When a book makes me stay up listening until 2am, it's a good book. The description of of the storyline really does not do the book justice. When you think you have a grasp on the limits of the situation they find themselves in, you will be surprised with yet another twist.
Also don't think that the story is about crew on a comet. The crew is only on the comet at the very start of the book. This book is about first-contact, aliens, survival, the human species, the future, technology, friendship, trust, betrayal, living forever, good aliens, bad aliens, etc, etc, and Reynolds does a great job filling your mind with imagination. Wow, what-if!!
Highly recommend this book!
I've listened to John Lee in the Pillars of the Earth, World without End, and a couple more. This was my favorite performance for John Lee. Great job.
This book made me think and imagine and hope.
Can't wait for a sequel.
Great Sci-Fi story with lots of plot twists. Every time I thought I knew where the story was heading something unexpected would happen, introducing entirely new story elements which led the plot along a different course. The author is very skilled and having worked for the European Space Agency allows him enough knowledge to make believable details about space and space travel. John Lee's reading was good and very enjoyable.
Having a daughter, I am always happy to find books with strong female characters in major roles. This book centers on 2 such characters and the changing relationship between them. My daughter is only seven, so won't be reading this book any time soon, but I am glad to find books like this.
Near the top of the sci-fi stack. I listened to the first Revelation Space book, and it just didn't grab me - so I avoided Alistair Reynolds for quite a while. This book, however, thrilled me from start to finish.
About 6 or 7 hours in I realized that the book wasn't even halfway over yet.

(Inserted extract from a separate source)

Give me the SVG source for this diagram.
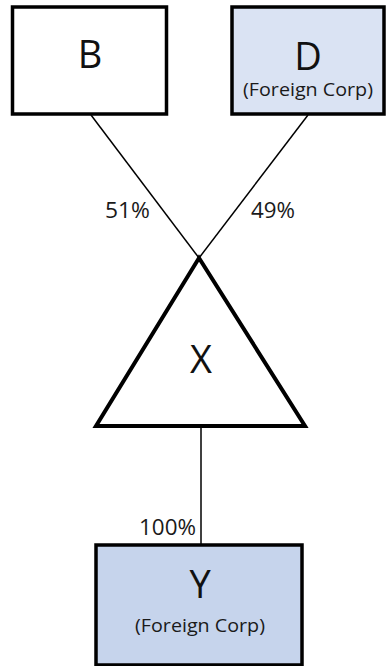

This was significant because more had happened in less than half a book, than happens in so many other books. Densely packed, and wonderful for it!
I've listened to a ton of John Lee; he may not do nuanced differences in character voices - but he does imbue them with a lot of personality. If John Lee reads a book, I'm 80% sold... he's that good.
Only hoping that Alistair Reynolds has more like this up his sleeve. This was epic in scope, and exactly what I crave in good sci-fi. Coupled with John Lee - you get a perfect audio book.